PROBLEM TO WORK ON. Begin with the first line below and retype each line exactly through the line containing "ax.bar(x + (i". Any pictures are to be left out.

DATA BLOCK.

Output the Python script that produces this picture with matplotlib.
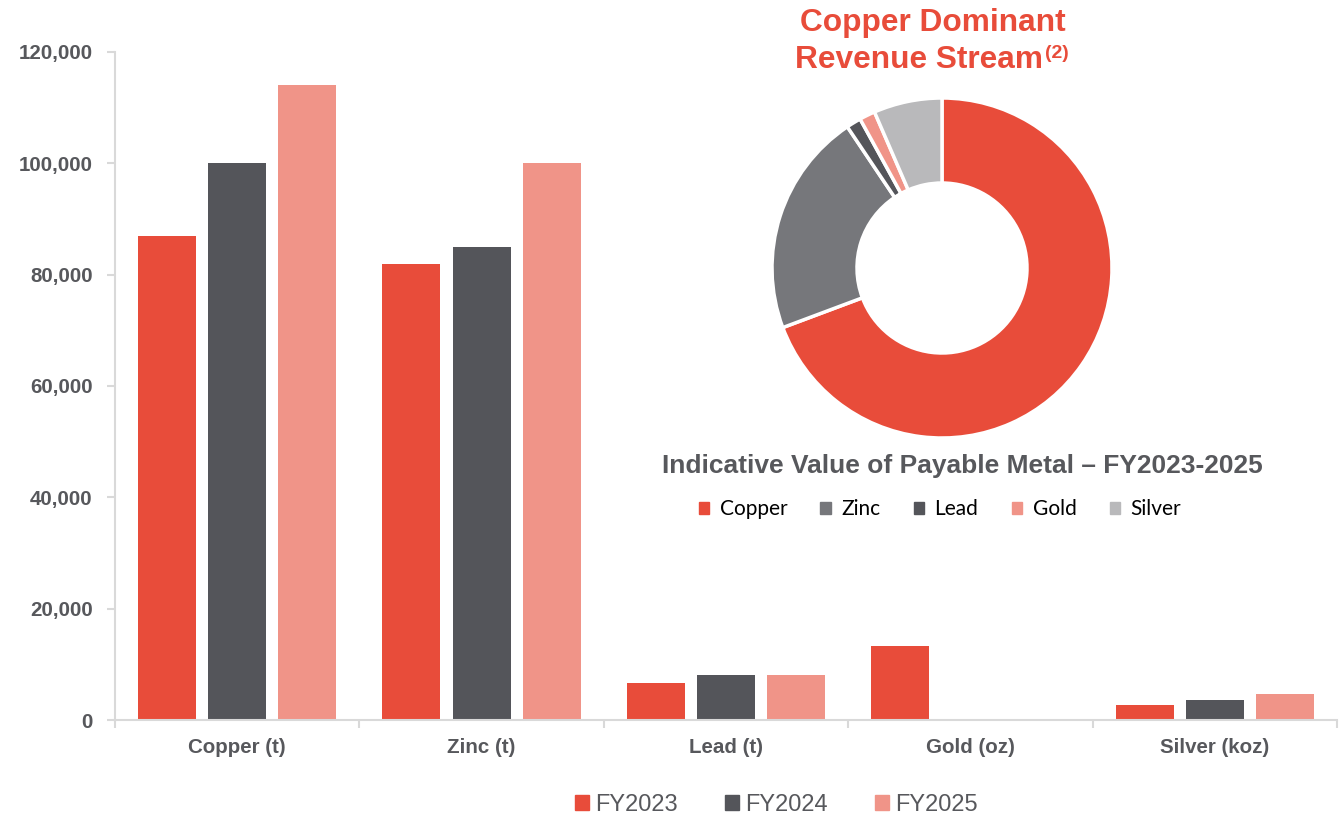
import matplotlib
matplotlib.use('agg')
import matplotlib.pyplot as plt
from matplotlib.patches import Patch
import numpy as np

plt.rcParams['font.family'] = ['Liberation Sans', 'DejaVu Sans']

# bar data
categories = ['Copper (t)', 'Zinc (t)', 'Lead (t)', 'Gold (oz)', 'Silver (koz)']
years = ['FY2023', 'FY2024', 'FY2025']
fy2023 = [87000, 82000, 6600, 13300, 2700]
fy2024 = [100000, 85000, 8000, 0, 3600]
fy2025 = [114000, 100000, 8000, 0, 4700]

# donut data (share of payable metal value, %)
metals = ['Copper', 'Zinc', 'Lead', 'Gold', 'Silver']
shares = [69.3, 21.3, 1.4, 1.5, 6.5]

red = '#E84C3A'
dark = '#54555A'
pink = '#F09488'
zinc_grey = '#76777B'
silver_grey = '#B9B9BB'
text_grey = '#57585C'
spine_grey = '#D9D9D9'

fig = plt.figure(figsize=(13.44, 8.16), dpi=100)
ax = fig.add_axes([115 / 1344, 1 - 720 / 816, 1222 / 1344, 668 / 816])

x = np.arange(len(categories))
w = 0.237
step = 0.287
for i, (vals, col) in enumerate(zip([fy2023, fy2024, fy2025], [red, dark, pink])):
    ax.bar(x + (i - 1) * step, vals, width=w, color=col, label=years[i])

ax.set_xlim(-0.5, len(categories) - 0.5)
ax.set_ylim(0, 120000)
ax.set_yticks(np.arange(0, 120001, 20000))
ax.set_yticklabels([f'{v:,}' for v in range(0, 120001, 20000)])
ax.set_xticks(x)
ax.set_xticklabels(categories)
ax.set_xticks(np.arange(-0.5, len(categories), 1), minor=True)
ax.tick_params(axis='x', which='major', length=0, pad=13)
ax.tick_params(axis='x', which='minor', length=6, color=spine_grey, width=1.5)
ax.tick_params(axis='y', length=6, color=spine_grey, width=1.5, pad=10)
for lab in ax.get_xticklabels() + ax.get_yticklabels():
    lab.set_fontsize(14.8)
    lab.set_fontweight('bold')
    lab.set_color(text_grey)
for s in ['top', 'right']:
    ax.spines[s].set_visible(False)
for s in ['left', 'bottom']:
    ax.spines[s].set_color(spine_grey)
    ax.spines[s].set_linewidth(1.5)

handles = [Patch(color=c, label=l) for c, l in zip([red, dark, pink], years)]
fig.legend(handles=handles, loc='center', bbox_to_anchor=(776 / 1344, 1 - 805 / 816),
           ncol=3, frameon=False, fontsize=17, handlelength=0.6, handleheight=0.6,
           handletextpad=0.25, columnspacing=2.0, labelcolor=text_grey)

# donut
r = 170
pax = fig.add_axes([(942 - r) / 1344, 1 - (268 + r) / 816, 2 * r / 1344, 2 * r / 816])
pax.pie(shares, colors=[red, zinc_grey, dark, pink, silver_grey], startangle=90,
        counterclock=False, radius=1.0,
        wedgeprops=dict(width=0.5, edgecolor='white', linewidth=2.5))
pax.set_xlim(-1.0, 1.0)
pax.set_ylim(-1.0, 1.0)

fig.text(933 / 1344, 1 - 23 / 816, 'Copper Dominant', ha='center', va='center',
         fontsize=22.8, fontweight='bold', color=red)
fig.text(1043 / 1344, 1 - 60 / 816, 'Revenue Stream', ha='right', va='center',
         fontsize=22.8, fontweight='bold', color=red)
fig.text(1045 / 1344, 1 - 54 / 816, '(2)', ha='left', va='center',
         fontsize=14, fontweight='bold', color=red)

fig.text(962 / 1344, 1 - 466 / 816, 'Indicative Value of Payable Metal \u2013 FY2023-2025',
         ha='center', va='center', fontsize=19, fontweight='bold', color=text_grey)

pie_handles = [Patch(color=c, label=l) for c, l in
               zip([red, zinc_grey, dark, pink, silver_grey], metals)]
fig.legend(handles=pie_handles, loc='center', bbox_to_anchor=(940 / 1344, 1 - 509 / 816),
           ncol=5, frameon=False, handlelength=0.5, handleheight=0.5,
           handletextpad=0.5, columnspacing=1.6, prop={'family': 'Lato', 'size': 15})

fig.savefig('out.png', dpi=100)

THE RESPONSE.
Output the Python script that produces this picture with matplotlib.
import matplotlib
matplotlib.use('agg')
import matplotlib.pyplot as plt
from matplotlib.patches import Patch
import numpy as np

plt.rcParams['font.family'] = ['Liberation Sans', 'DejaVu Sans']

# bar data
categories = ['Copper (t)', 'Zinc (t)', 'Lead (t)', 'Gold (oz)', 'Silver (koz)']
years = ['FY2023', 'FY2024', 'FY2025']
fy2023 = [87000, 82000, 6600, 13300, 2700]
fy2024 = [100000, 85000, 8000, 0, 3600]
fy2025 = [114000, 100000, 8000, 0, 4700]

# donut data (share of payable metal value, %)
metals = ['Copper', 'Zinc', 'Lead', 'Gold', 'Silver']
shares = [69.3, 21.3, 1.4, 1.5, 6.5]

red = '#E84C3A'
dark = '#54555A'
pink = '#F09488'
zinc_grey = '#76777B'
silver_grey = '#B9B9BB'
text_grey = '#57585C'
spine_grey = '#D9D9D9'

fig = plt.figure(figsize=(13.44, 8.16), dpi=100)
ax = fig.add_axes([115 / 1344, 1 - 720 / 816, 1222 / 1344, 668 / 816])

x = np.arange(len(categories))
w = 0.237
step = 0.287
for i, (vals, col) in enumerate(zip([fy2023, fy2024, fy2025], [red, dark, pink])):
    ax.bar(x + (i - 1) * step, vals, width=w, color=col, label=years[i])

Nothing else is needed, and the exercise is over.